I’m fairly new to SSAS and you kind of look like the bigges expert I have seen on the web so I am hoping you can help me. I am trying to determine the best/least manual way to
1. Migrate SSAS content across environments i.e. Dev -> Staging – Production
2. Create a DR environment that mirrors the Prod environment.
Through my research I have seen many different ways to do the migration however I am looking for your recommendation on which one to implement. So far it looks like Syncing servers is the best. If you have any advice and a link to good articles to explain it would be greatly appreciated !!!!!! Thanks
There are a number of ways to synchronize data between environments – check out “Analysis Services Synchronization Best Practices” at: http://sqlcat.com/technicalnotes/archive/2008/03/16/analysis-services-synchronization-best-practices.aspx. This should handle both the migration aspect (presuming they are all using the same data source, otherwise perhaps just deploy the cube XMLA) and the DR environment. HTH!
I posted the following in the MSDN Forums Database Engine section:
One of my replies there references your book “Professional Microsoft® PowerPivot for Excel® and SharePoint®”. The steps in the book say to install SQL 2008 R2 and the Contoso BI sample database. However, my attempt at restoring the .bak file fails with the error described in the forum question.
I assume that you must have been able to make this database work with R2. Can you please tell me how?
As per the thread, I take it that this has been resolved now?
This is resolved, yes. Thank!
– Mark Z.
Hi Danny, I read about Maestro Program, but I didn’t see in the Microsoft Official site any kind of Pre-Requisites. Do you have any kind of information about it? Thx!
Hello Denny, great information in the Report Server Catalog Best Practices article! In the section talking about the SSRS Windows/Web Services and the report server catalog on the same server, how could one distinguish/quantify between what would be considered a “small” environment versus an “enterprise” environment? Thanks
Good call out – in general, the difference between enterprise vs. small is the sheer volume of users (especially concurrent users) trying to use your system. But it’s also how heavy of a workload is applied to your system as well. Once we’re talking about hundreds or thousands of users with queries that are >5min (some going into hours), I think we’re safe in the enterprise category.
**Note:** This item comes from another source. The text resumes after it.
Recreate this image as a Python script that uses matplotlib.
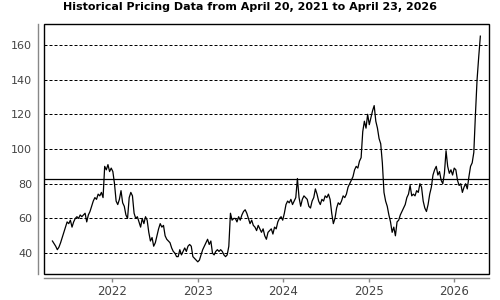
import matplotlib
matplotlib.use("Agg")
import matplotlib.pyplot as plt
import matplotlib.dates as mdates
from matplotlib.patches import Rectangle
import pandas as pd

title = "Historical Pricing Data from April 20, 2021 to April 23, 2026"
start_date = "2021-04-20"
end_date = "2026-04-23"

# Approximate weekly closing prices
prices_2021 = [47, 45.5,
               44, 42, 43.5, 46,
               49, 52, 55, 58, 57,
               59, 55, 58, 60,
               61, 60, 62, 61,
               62, 63, 58, 62,
               64, 67, 70, 72, 71,
               74, 73, 75, 72,
               90, 88, 91, 87, 89]
prices_2022 = [87, 80, 70, 68,
               71, 76, 69, 67,
               62, 60, 72, 75, 73,
               63, 60, 61, 58,
               55, 60, 57, 61, 59,
               52, 47, 49, 44,
               46, 50, 54, 57, 55,
               56, 50, 48, 47,
               46, 43, 41, 40, 38,
               38, 42, 39, 41,
               43, 41, 44, 45,
               44, 38, 37, 36, 35]
prices_2023 = [36, 39, 42, 44,
               46, 48, 45, 47,
               40, 39, 41, 42, 41,
               42, 41, 39, 38,
               39, 44, 63, 59, 60,
               60, 58, 61, 59,
               62, 64, 65, 63,
               60, 57, 59, 56,
               55, 53, 56, 54, 52,
               54, 50, 48, 52,
               53, 54, 51, 55,
               54, 58, 60, 61, 59]
prices_2024 = [63, 68, 70, 69, 71,
               68, 70, 72, 83,
               72, 67, 71, 73, 72,
               71, 67, 66, 70,
               72, 77, 74, 70,
               68, 71, 70, 73, 72,
               74, 71, 63, 57,
               60, 66, 69, 68,
               70, 73, 72, 74,
               78, 80, 82, 84, 88,
               90, 89, 93, 95,
               110, 116, 112, 120, 114]
prices_2025 = [118, 122, 125, 116,
               112, 106, 103, 92,
               75, 70, 67, 62, 58,
               52, 55, 50, 58,
               59, 62, 64, 66,
               68, 72, 74, 79, 73,
               74, 73, 76, 75,
               80, 78, 70, 66,
               64, 68, 74, 78, 85,
               88, 90, 85, 87,
               82, 80, 86, 99,
               90, 86, 88, 85, 89]
prices_2026 = [88, 82, 79, 80,
               75, 78, 80, 77,
               84, 90, 92, 98,
               120, 140, 153, 165]

reference_level = 82.5
y_ticks = [40, 60, 80, 100, 120, 140, 160]
x_tick_years = [2022, 2023, 2024, 2025, 2026]

prices = prices_2021 + prices_2022 + prices_2023 + prices_2024 + prices_2025 + prices_2026
dates = pd.date_range(start_date, end_date, periods=len(prices))

fig = plt.figure(figsize=(5, 3), dpi=100)
ax = fig.add_axes([0.088, 0.0867, 0.89, 0.8333])

ax.plot(dates, prices, color="black", lw=0.9, zorder=3)
ax.axhline(reference_level, color="black", lw=0.9, zorder=2)

ax.set_xlim(pd.Timestamp("2021-03-15"), pd.Timestamp("2026-05-30"))
ax.set_ylim(28, 172)

ax.set_yticks(y_ticks)
ax.set_xticks([pd.Timestamp(f"{y}-01-01") for y in x_tick_years])
ax.xaxis.set_major_formatter(mdates.DateFormatter("%Y"))

ax.yaxis.grid(True, color="black", lw=0.72, linestyle=(0, (3, 2)))
ax.set_axisbelow(True)

for s in ["top", "right"]:
    ax.spines[s].set_visible(False)
ax.spines["left"].set_position(("outward", 4))
ax.spines["bottom"].set_position(("outward", 3))
for s in ["left", "bottom"]:
    ax.spines[s].set_color("#888888")
    ax.spines[s].set_linewidth(1.0)

ax.add_patch(Rectangle((0, 0), 1, 1, transform=ax.transAxes, fill=False,
                       edgecolor="black", lw=1.0, zorder=4, clip_on=False))

ax.tick_params(axis="y", length=0, pad=4.5, labelsize=8, labelcolor="#444444")
ax.tick_params(axis="x", length=3, width=1, color="#888888", pad=2,
               labelsize=8.5, labelcolor="#444444")

fig.text(0.5, 0.978, title, ha="center", va="center", fontsize=8,
         fontweight="bold", color="black")

fig.savefig("out.png", dpi=100)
HTH!
My company is working on anonymizing health data and cross referencing ot with voter data to provide PII compliant online ad targeting. Your work in 2007 was fascinating to me, I’d love to chat if you have the time and inclination.
Sure – sorry for the delay! DM via @dennylee and let’s chat, eh?!
I recently tested connecting spark to tableau with hive 0.13 configuration and surprisingly we found spark is not thread safe. Multiple users are not able to connect tableau and work with it at the same time . For one user it works perfectly fine. Do u have any comments on that or may be any procedure we need to follow to not encounter this problem.